Task prompt
Write the data out again exactly, dropping any images it holds.

____

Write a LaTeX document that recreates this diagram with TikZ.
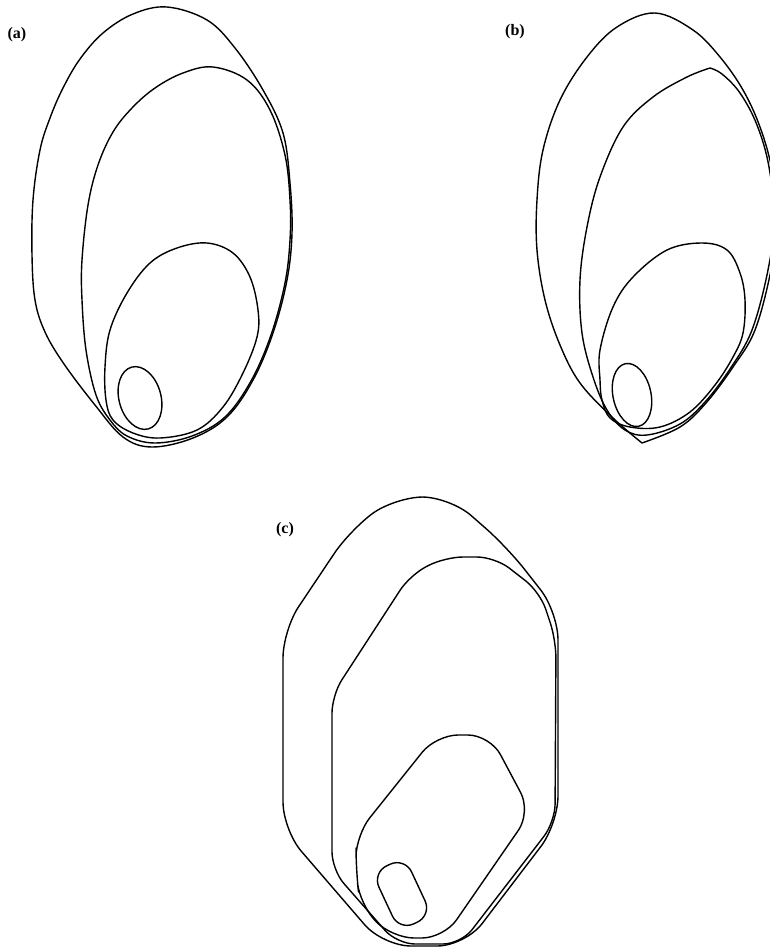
\documentclass[tikz,border=0pt]{standalone}
\usepackage{fontspec}
\usepackage{tikz}
\setmainfont{Liberation Serif}

\begin{document}
\begin{tikzpicture}[
    x=1pt, y=-1pt,
    contour/.style={line width=1.4pt, line join=round, line cap=round},
    tag/.style={font=\fontsize{16}{18}\selectfont\bfseries, inner sep=0pt}
  ]
    \useasboundingbox (0,0) rectangle (770,948);
    \begin{scope}
    \clip (0,0) rectangle (770,948);

    \draw[contour] plot[smooth cycle, tension=0.6] coordinates {(167,7) (207,20) (235,48) (263,90) (283,133) (290,183) (292,233) (287,280) (273,333) (253,380) (227,417) (193,438) (152,447) (123,437) (95,405) (64,364) (45,332) (35,300) (32,255) (33,200) (40,150) (50,118) (63,88) (80,59) (103,33) (133,14)};
    \draw[contour] plot[smooth cycle, tension=0.6] coordinates {(213,67) (247,80) (270,110) (285,155) (290,200) (290,240) (285,283) (271,335) (251,381) (225,417) (192,436) (155,443) (127,436) (110,420) (96,395) (86,350) (82,300) (82,260) (88,205) (98,165) (113,132) (132,108) (155,88) (183,73)};
    \draw[contour] plot[smooth cycle, tension=0.6] coordinates {(207,243) (233,253) (250,277) (258,310) (257,337) (243,373) (223,407) (197,430) (160,438) (133,433) (113,420) (106,400) (105,367) (110,330) (127,293) (150,263) (177,248)};
    \draw[contour, rotate around={15:(140,398)}] (140,398) ellipse [x radius=21pt, y radius=32pt];

    \draw[contour] plot[smooth, tension=0.6] coordinates {(642,443) (613,418) (580,383) (560,345) (545,300) (537,250) (537,200) (543,150) (560,100) (587,57) (617,27) (655,13) (693,30) (720,57) (743,90) (760,127) (772,170) (777,220) (771,270) (755,330) (733,367) (706,403) (680,427) (642,443)};
    \draw[contour] plot[smooth, tension=0.6] coordinates {(710,68) (687,77) (653,97) (623,127) (600,177) (587,227) (580,280) (582,333) (593,377) (607,410) (625,430) (647,435) (680,424) (705,402) (730,369) (752,330) (768,270) (774,220) (769,167) (757,125) (740,93) (722,74) (710,68)};
    \draw[contour] plot[smooth cycle, tension=0.6] coordinates {(702,243) (727,250) (740,273) (745,300) (743,333) (733,357) (715,385) (690,412) (660,427) (630,427) (610,418) (602,400) (600,380) (600,350) (613,307) (633,277) (667,250)};
    \draw[contour, rotate around={12:(632,395)}] (632,395) ellipse [x radius=19pt, y radius=32pt];

    \draw[contour, rounded corners=28pt] (283,720) -- (283,630) -- (350,530) -- (395,497) -- (450,497) -- (507,547) -- (558,612) -- (558,824) -- (465,946) -- (383,946) -- (283,830) -- cycle;
    \draw[contour, rounded corners=18pt] (332,760) -- (332,695) -- (410,575) -- (445,557) -- (495,557) -- (540,592) -- (556,640) -- (555,822) -- (461,944) -- (397,944) -- (332,870) -- cycle;
    \draw[contour, rounded corners=22pt] (356,870) -- (356,835) -- (436,735) -- (490,735) -- (531,812) -- (444,938) -- (392,938) -- (360,905) -- cycle;
    \draw[contour, rounded corners=16pt, rotate around={25:(402,894)}] (384,862) rectangle (420,926);
    \end{scope}

    \node[tag] (taga) at (17,35) {(a)};
    \node[tag] (tagb) at (515,32) {(b)};
    \node[tag] (tagc) at (285,530) {(c)};
  \end{tikzpicture}
\end{document}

____

Final result
Write a LaTeX document that recreates this diagram with TikZ.
\documentclass[tikz,border=0pt]{standalone}
\usepackage{fontspec}
\usepackage{tikz}
\setmainfont{Liberation Serif}

\begin{document}
\begin{tikzpicture}[
    x=1pt, y=-1pt,
    contour/.style={line width=1.4pt, line join=round, line cap=round},
    tag/.style={font=\fontsize{16}{18}\selectfont\bfseries, inner sep=0pt}
  ]
    \useasboundingbox (0,0) rectangle (770,948);
    \begin{scope}
    \clip (0,0) rectangle (770,948);

    \draw[contour] plot[smooth cycle, tension=0.6] coordinates {(167,7) (207,20) (235,48) (263,90) (283,133) (290,183) (292,233) (287,280) (273,333) (253,380) (227,417) (193,438) (152,447) (123,437) (95,405) (64,364) (45,332) (35,300) (32,255) (33,200) (40,150) (50,118) (63,88) (80,59) (103,33) (133,14)};
    \draw[contour] plot[smooth cycle, tension=0.6] coordinates {(213,67) (247,80) (270,110) (285,155) (290,200) (290,240) (285,283) (271,335) (251,381) (225,417) (192,436) (155,443) (127,436) (110,420) (96,395) (86,350) (82,300) (82,260) (88,205) (98,165) (113,132) (132,108) (155,88) (183,73)};
    \draw[contour] plot[smooth cycle, tension=0.6] coordinates {(207,243) (233,253) (250,277) (258,310) (257,337) (243,373) (223,407) (197,430) (160,438) (133,433) (113,420) (106,400) (105,367) (110,330) (127,293) (150,263) (177,248)};
    \draw[contour, rotate around={15:(140,398)}] (140,398) ellipse [x radius=21pt, y radius=32pt];

    \draw[contour] plot[smooth, tension=0.6] coordinates {(642,443) (613,418) (580,383) (560,345) (545,300) (537,250) (537,200) (543,150) (560,100) (587,57) (617,27) (655,13) (693,30) (720,57) (743,90) (760,127) (772,170) (777,220) (771,270) (755,330) (733,367) (706,403) (680,427) (642,443)};
    \draw[contour] plot[smooth, tension=0.6] coordinates {(710,68) (687,77) (653,97) (623,127) (600,177) (587,227) (580,280) (582,333) (593,377) (607,410) (625,430) (647,435) (680,424) (705,402) (730,369) (752,330) (768,270) (774,220) (769,167) (757,125) (740,93) (722,74) (710,68)};
    \draw[contour] plot[smooth cycle, tension=0.6] coordinates {(702,243) (727,250) (740,273) (745,300) (743,333) (733,357) (715,385) (690,412) (660,427) (630,427) (610,418) (602,400) (600,380) (600,350) (613,307) (633,277) (667,250)};
    \draw[contour, rotate around={12:(632,395)}] (632,395) ellipse [x radius=19pt, y radius=32pt];

    \draw[contour, rounded corners=28pt] (283,720) -- (283,630) -- (350,530) -- (395,497) -- (450,497) -- (507,547) -- (558,612) -- (558,824) -- (465,946) -- (383,946) -- (283,830) -- cycle;
    \draw[contour, rounded corners=18pt] (332,760) -- (332,695) -- (410,575) -- (445,557) -- (495,557) -- (540,592) -- (556,640) -- (555,822) -- (461,944) -- (397,944) -- (332,870) -- cycle;
    \draw[contour, rounded corners=22pt] (356,870) -- (356,835) -- (436,735) -- (490,735) -- (531,812) -- (444,938) -- (392,938) -- (360,905) -- cycle;
    \draw[contour, rounded corners=16pt, rotate around={25:(402,894)}] (384,862) rectangle (420,926);
    \end{scope}

    \node[tag] (taga) at (17,35) {(a)};
    \node[tag] (tagb) at (515,32) {(b)};
    \node[tag] (tagc) at (285,530) {(c)};
  \end{tikzpicture}
\end{document}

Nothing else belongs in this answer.